Fledgling coal miner Aston Resources Ltd. (AZT.AU) will appeal to Australia's competition regulator over a decision to limit its allocation at the port of Newcastle to 20% of its request over the next four years, holding up an estimated A$2 billion of planned coal production.

The decision by Port Waratah Coal Services, the main operator at the world's busiest coaling port, demonstrated that agreements governing the port were failing to support the local industry, Aston said in a statement Wednesday.

"It is inconceivable that, despite (Newcastle's) port capacity almost doubling over five years, there is no significant capacity available for new entrants until at least 2015," said Todd Hannigan, Aston's Chief Executive.

The company would ask the Australian Competition and Consumer Commission to review its approval of a 2009 agreement on capacity allocation at Newcastle port.

"This is a disappointing outcome for the New South Wales coal industry and demonstrates that, at the first critical test, the capacity framework arrangements have failed to deliver a balanced long-term solution," he said.

Aston had sought 2 million tons at the port in 2012, 5 million tons in 2013, and 10.5 million tons a year from 2014, but will instead receive 1.7 million tons a year in 2013 and 2014 and 10.5 million tons a year from 2015, the miner said.

That will give the company just over 20% of the 17.5 million tons it had sought during its first three years of production. The 13.1 million ton shortfall would be worth around A$2.00 billion, based on consensus commodity forecasts for 2012 and Aston's planned production mix.

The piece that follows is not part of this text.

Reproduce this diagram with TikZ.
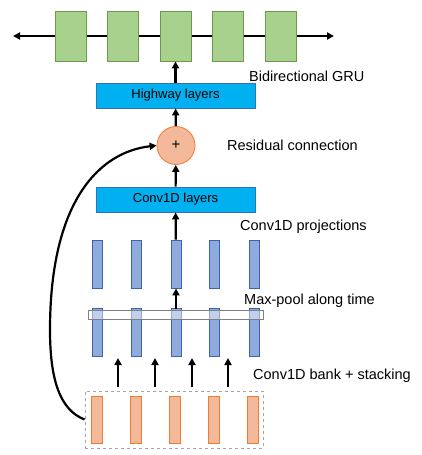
\documentclass[tikz,border=0pt]{standalone}
\usepackage{fontspec}
\setmainfont{Liberation Sans}
\usetikzlibrary{arrows.meta,positioning,calc}

\definecolor{grufill}{HTML}{A9D18E}
\definecolor{gruline}{HTML}{6A9A4A}
\definecolor{layfill}{HTML}{00B0F0}
\definecolor{layline}{HTML}{2E75B6}
\definecolor{barfill}{HTML}{8FAADC}
\definecolor{barline}{HTML}{3B64AD}
\definecolor{orfill}{HTML}{F4B99A}
\definecolor{orline}{HTML}{ED7D31}

\tikzset{
  grubox/.style={rectangle, draw=gruline, fill=grufill, line width=0.8pt, minimum width=31pt, minimum height=50pt, inner sep=0pt},
  laybox/.style={rectangle, draw=layline, fill=layfill, line width=0.8pt, minimum width=159pt, minimum height=25pt, inner sep=0pt, font=\fontsize{13}{15}\selectfont},
  bluebar/.style={rectangle, draw=barline, fill=barfill, line width=0.8pt, minimum width=10pt, minimum height=48pt, inner sep=0pt},
  orbar/.style={rectangle, draw=orline, fill=orfill, line width=0.8pt, minimum width=11pt, minimum height=47pt, inner sep=0pt},
  lbl/.style={anchor=west, inner sep=0pt, font=\fontsize{14.5}{16}\selectfont},
  tip/.style={Triangle[length=7pt,width=7pt]},
  arr/.style={-{Triangle[length=7pt,width=7pt]}, line width=2.2pt}
}

\begin{document}
\begin{tikzpicture}[x=1pt,y=-1pt]
  \useasboundingbox (0,0) rectangle (422,455);
  % bidirectional GRU
  \coordinate (gl) at (13,36);
  \coordinate (gr) at (334,36);
  \draw [{Triangle[length=7pt,width=7pt]}-{Triangle[length=7pt,width=7pt]}, line width=2.2pt] (gl) -- (gr);
  \foreach \i/\x in {1/70.5,2/122.5,3/175.5,4/228,5/280.5}
    \node [grubox] (g\i) at (\x,36) {};
  \node [lbl] (tgru) at (249,76) {Bidirectional GRU};
  % highway, residual, conv1d layers
  \node [laybox] (hw) at (175.5,95.5) {Highway layers};
  \node [circle, draw=orline, fill=orfill, line width=0.8pt, minimum size=38pt, inner sep=0pt, font=\fontsize{15}{16}\selectfont] (add) at (176,145.5) {+};
  \node [lbl] (tres) at (227,145) {Residual connection};
  \node [laybox] (cv) at (175.5,199.5) {Conv1D layers};
  \draw [arr] (hw) -- (g3);
  \draw [arr] (add) -- (hw);
  \draw [arr] (cv) -- (add);
  % projections and max-pool
  \node [lbl] (tproj) at (240,227) {Conv1D projections};
  \node [lbl] (tpool) at (244,301) {Max-pool along time};
  \foreach \i/\x in {1/97,2/136.5,3/176,4/214.5,5/254} {
    \node [bluebar] (p\i) at (\x,264) {};
    \node [bluebar] (m\i) at (\x,332.5) {};
  }
  \draw [draw=gray, fill=white, fill opacity=0.45, line width=0.8pt] (88,310) rectangle (263,319);
  \draw [arr] (p3) -- (cv);
  \draw [arr] (m3.north) ++(0,1) -- (p3);
  % conv1d bank
  \node [lbl] (tbank) at (253,376) {Conv1D bank + stacking};
  \foreach \i/\x in {1/96.5,2/135.5,3/174.5,4/213.5,5/252.5}
    \node [orbar] (b\i) at (\x,419.5) {};
  \node [draw=gray!70, dashed, line width=0.8pt, minimum width=178pt, minimum height=57pt, inner sep=0pt] (bank) at (174,419.5) {};
  \foreach \x in {118,155,192,228}
    \draw [arr] (\x,387) -- (\x,358);
  % residual path
  \draw [arr] (bank.west) .. controls (60,410) and (50,380) .. (50,330)
    .. controls (50,200) and (100,152) .. (add.west);
\end{tikzpicture}
\end{document}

Aston bought the Maules Creek mine in New South Wales state's Gunnedah Basin from Rio Tinto PLC (RIO)-controlled Coal & Allied Industries Ltd. (CNA.AU) in 2009, paying A$480 million in cash.

The company, founded by 34-year-old electrician-turned-mining-millionaire Nathan Tinkler, was then floated in August with an enterprise value of A$1.35 billion.

Infrastructure bottlenecks are a major problem for Australian coal miners, and the improvement in planned export capacity was cited at the time as a major factor in the near-threefold increase in Maules Creek's value.

Aston plans to produce 10.8 million tons a year of the coking coal used in steelmaking and thermal coal used in power stations from the mine.

In public statements since Aston's initial prospectus was launched, the company said it did not expect port capacity to be a problem: "Even assuming highly bullish production growth from NSW coal producers over the next five years, there is still likely to be significant excess capacity at Newcastle," the company said in a presentation slide last month.

Newcastle's two port operators, Port Waratah Coal Services and Newcastle Coal Infrastructure Group, are in the process of expanding capacity at the port from 143 million tons a year at present to 176 million tons a year from 2013.

Both operators are owned by consortia of miners, with Rio Tinto PLC (RIO) and Xstrata PLC (XTA.LN) dominating PWCS and BHP Billiton Ltd. (BHP) the major shareholder in NCIG.